Een derde van de OR-leden is jong (tot 40 jaar), eenderde middelbaar (tussen 40 en 50) en eenderde oud (50 plus). Deze verdeling is geen keurige afspiegeling van de opbouw van de beroepsbevolking. Het aantal 50-plussers is oververtegenwoordigd en het aantal ‘middelbaren’ te laag. Als je kijkt naar het cohort tussen 30 en 40 jaar, dan zie je dat dit in de loop van de jaren afneemt. Het aantal vrouwen in OR’s neemt toe. In 2003 was nog ruim 41 procent vrouw. In 2007 is dat naar ruim 43% gestegen. Het opleidingsniveau van het gemiddelde OR-lid is MBO en hoger. Ruim eenderde heeft een MBO-achtergrond en een vergelijkbaar percentage geldt voor OR-leden met een HBO-achtergrond.

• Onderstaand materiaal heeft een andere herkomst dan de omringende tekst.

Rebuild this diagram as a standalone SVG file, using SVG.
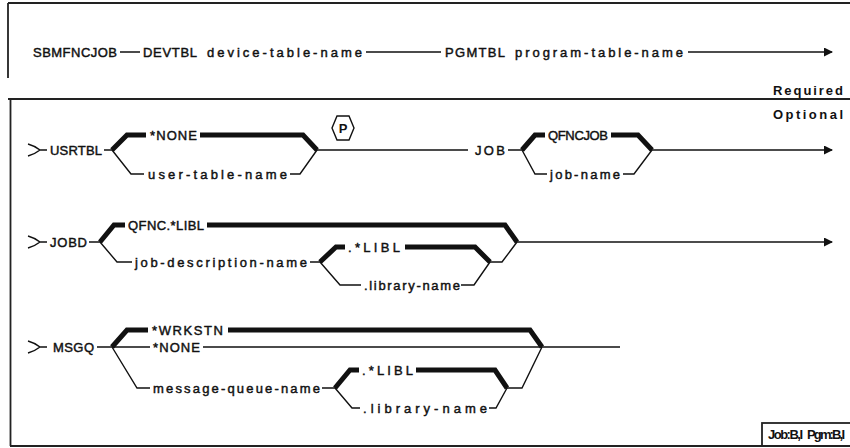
<svg xmlns="http://www.w3.org/2000/svg" width="850" height="448" viewBox="0 0 850 448">
<style>
.t{font-family:"Liberation Sans",Arial,Helvetica,sans-serif;font-size:13px;fill:#111;stroke:#111;stroke-width:0.45}
.b{font-weight:bold;stroke-width:0}
.thin{stroke:#111;stroke-width:1.4;fill:none}
.thick{stroke:#111;stroke-width:5;fill:none;stroke-linejoin:miter}
.bd{stroke:#222;stroke-width:1.8;fill:none}
</style>
<defs>
<marker id="ah" markerUnits="userSpaceOnUse" markerWidth="9" markerHeight="9" refX="8" refY="4.5" orient="auto">
<path d="M0,0 L9,4.5 L0,9 z" fill="#111"/>
</marker>
</defs>
<rect width="850" height="448" fill="#fff"/>
<g id="frame">
<path class="bd" d="M8,3 H850 M8,3 V78 M8,99 H850 M10.5,99 V446 M10,446 H850"/>
</g>
<g id="connectors">
<path class="thin" d="M120,52 H140 M366,52 H441"/>
<path class="thin" d="M688,52 H832" marker-end="url(#ah)"/>
<path class="thin" d="M28,144 Q35,146 40,150 M28,156 Q35,154 40,150 M40,150 H47"/>
<path class="thin" d="M104,150 H112 M112,150 L131,174 H144 M290,174 H300 L317,150 M317,150 H468 M508,150 H522 M522,150 L535,174 H547 M623,174 H634 L652,150"/>
<path class="thin" d="M652,150 H832" marker-end="url(#ah)"/>
<path class="thick" d="M112,150 L127,135 H146 M200,135 H303 L317,150 M522,150 L535,135 H545 M611,135 H638 L652,150"/>
<path class="thin" d="M28,236 Q35,238 40,242 M28,248 Q35,246 40,242 M40,242 H47"/>
<path class="thin" d="M89,242 H100 M100,242 L117,262 H132 M310,262 H320 M320,262 L340,285 H361 M461,285 H474 L490,262 M490,262 H502 L517,242"/>
<path class="thin" d="M517,242 H832" marker-end="url(#ah)"/>
<path class="thick" d="M100,242 L114,225 H125 M207,225 H505 L517,242 M320,262 L336,247 H345 M405,247 H475 L490,262"/>
<path class="thin" d="M28,341 Q35,343 40,347 M28,353 Q35,351 40,347 M40,347 H47"/>
<path class="thin" d="M97,347 H150 M203,347 H620 M112,347 L137,388 H150 M322,388 H335 M335,388 L352,408 H360 M489,408 H496 L507,388 M507,388 H522 L542,347"/>
<path class="thick" d="M112,347 L127,330 H148 M228,330 H530 L542,347 M335,388 L350,370 H359 M416,370 H495 L507,388"/>
</g>
<g id="n-sbmfncjob"><text class="t" x="33" y="57" textLength="84" lengthAdjust="spacing">SBMFNCJOB</text></g>
<g id="n-devtbl"><text class="t" x="143" y="57" textLength="54" lengthAdjust="spacing">DEVTBL</text><text class="t" x="207" y="57" textLength="155" lengthAdjust="spacing">device-table-name</text></g>
<g id="n-pgmtbl"><text class="t" x="445" y="57" textLength="60" lengthAdjust="spacing">PGMTBL</text><text class="t" x="515" y="57" textLength="168" lengthAdjust="spacing">program-table-name</text></g>
<g id="n-required"><text class="t b" x="773" y="95" textLength="70" lengthAdjust="spacing">Required</text></g>
<g id="n-optional"><text class="t b" x="773" y="119" textLength="70" lengthAdjust="spacing">Optional</text></g>
<g id="n-usrtbl"><text class="t" x="50" y="155" textLength="52" lengthAdjust="spacing">USRTBL</text></g>
<g id="n-usrtbl-none"><text class="t" x="150" y="140" textLength="47" lengthAdjust="spacing">*NONE</text></g>
<g id="n-user-table-name"><text class="t" x="148" y="179" textLength="139" lengthAdjust="spacing">user-table-name</text></g>
<g id="n-p"><polygon class="thin" points="332,128 337,116 349,116 354,128 349,140 337,140"/><text class="t b" x="343" y="133" text-anchor="middle" font-size="13">P</text></g>
<g id="n-job"><text class="t" x="475" y="155" textLength="30" lengthAdjust="spacing">JOB</text></g>
<g id="n-qfncjob"><text class="t" x="548" y="140" textLength="60" lengthAdjust="spacing" font-size="12">QFNCJOB</text></g>
<g id="n-job-name"><text class="t" x="550" y="179" textLength="70" lengthAdjust="spacing">job-name</text></g>
<g id="n-jobd"><text class="t" x="50" y="247" textLength="37" lengthAdjust="spacing">JOBD</text></g>
<g id="n-qfnc-libl"><text class="t" x="128" y="230" textLength="76" lengthAdjust="spacing" font-size="12.5">QFNC.*LIBL</text></g>
<g id="n-job-description-name"><text class="t" x="135" y="267" textLength="172" lengthAdjust="spacing">job-description-name</text></g>
<g id="n-jobd-libl"><text class="t" x="348" y="252" textLength="52" lengthAdjust="spacing">.*LIBL</text></g>
<g id="n-jobd-library-name"><text class="t" x="364" y="290" textLength="96" lengthAdjust="spacing">.library-name</text></g>
<g id="n-msgq"><text class="t" x="53" y="352" textLength="41" lengthAdjust="spacing">MSGQ</text></g>
<g id="n-wrkstn"><text class="t" x="152" y="335" textLength="71" lengthAdjust="spacing">*WRKSTN</text></g>
<g id="n-msgq-none"><text class="t" x="153" y="352" textLength="47" lengthAdjust="spacing">*NONE</text></g>
<g id="n-message-queue-name"><text class="t" x="153" y="393" textLength="167" lengthAdjust="spacing">message-queue-name</text></g>
<g id="n-msgq-libl"><text class="t" x="362" y="375" textLength="51" lengthAdjust="spacing">.*LIBL</text></g>
<g id="n-msgq-library-name"><text class="t" x="363" y="413" textLength="124" lengthAdjust="spacing">.library-name</text></g>
<g id="n-jobpgm"><rect class="bd" x="762" y="423" width="90" height="23"/><text class="t b" x="768" y="439" textLength="35" lengthAdjust="spacing" font-size="10.5">Job:B,I</text><text class="t b" x="807" y="439" textLength="38" lengthAdjust="spacing" font-size="10.5">Pgm:B,I</text></g>
</svg>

Voor een deel klopt het imago van het OR-lid dus, voor een deel ook niet en dat steeds minder. De grootste groep zijn inderdaad oudere blanke mannen. Maar het zal me niet verbazen als de OR een geslachtsconversie zal laten zien. Over tien jaar zitten er meer vrouwen in de OR dan mannen.
Achterhaald?
In het artikel ‘Hoogste tijd voor OR 2.0’ in Slow Management van herfst 2008 gaat journalist Pierre de Winter op de vraag of OR’s niet achterhaald zijn en of de medezeggenschap niet op een nieuwe leest moet worden geschoeid. Dit actuele vraagstuk begeleidt het instituut OR sinds haar oprichting in de jaren vijftig. Stelselmatig zijn er nota’s voor vernieuwing geschreven en zijn er wettelijke aanpassingen gedaan om de OR andere machtsmiddelen te geven. Op dit moment ligt er een wetsvoorstel bij de Raad van State waarin de OR spreekrecht op de aandeelhoudersvergadering krijgt.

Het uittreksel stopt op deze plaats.